Temperature dependence of the Casimir force between real metals: problems and approach to their resolution

Abstract

We investigate the Casimir force acting between real metals at nonzero temperature. It is shown that the zero-frequency term of Lifshitz formula has interpretation problem in the case of real metal described by Drude model. It happens because the scattering theory underlying Lifshitz formula is not well formulated when the dielectric permittivity turns into infinity. To give the zeroth term of Lifshitz formula the definite meaning different prescriptions were used recently by different authors with diversed results. These results are shown to be improper and in disagreement with experiment and the general physical requirements. We propose the new prescription which is a generalization of Schwinger, DeRaad and Milton recipe formulated earlier for ideal metals. On this base the detailed numerical and analytical computations of the temperature Casimir force are performed in configuration of two plane plates and a spherical lens (sphere) above a plate.

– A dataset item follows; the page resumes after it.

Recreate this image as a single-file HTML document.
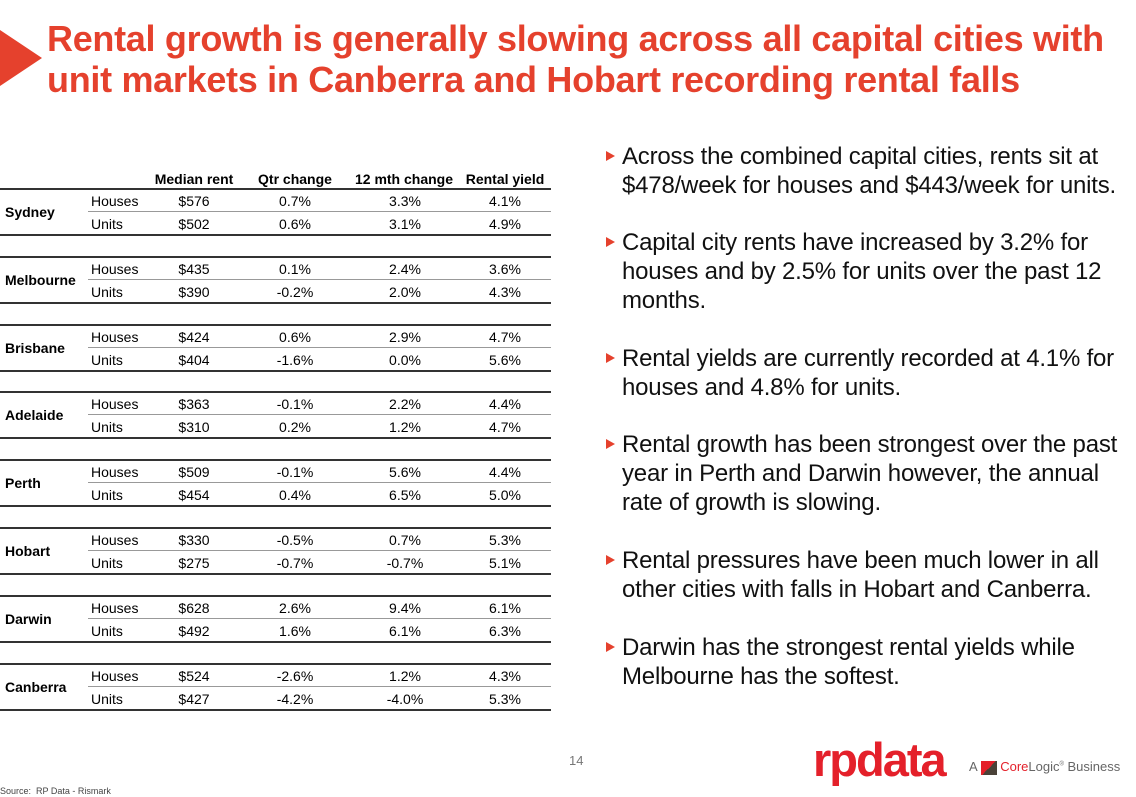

The corrections due to nonzero temperature and finite conductivity found in the paper are in agreement with the limiting case of perfect metal and fit all experimental and theoretical requirements. Among other facts, the previous results obtained in frames of plasma model are confirmed. It appears they are the limiting case of Drude model computations when the relaxation parameter goes to zero. The comparison with the Casimir force acting between dielectric test bodies is made.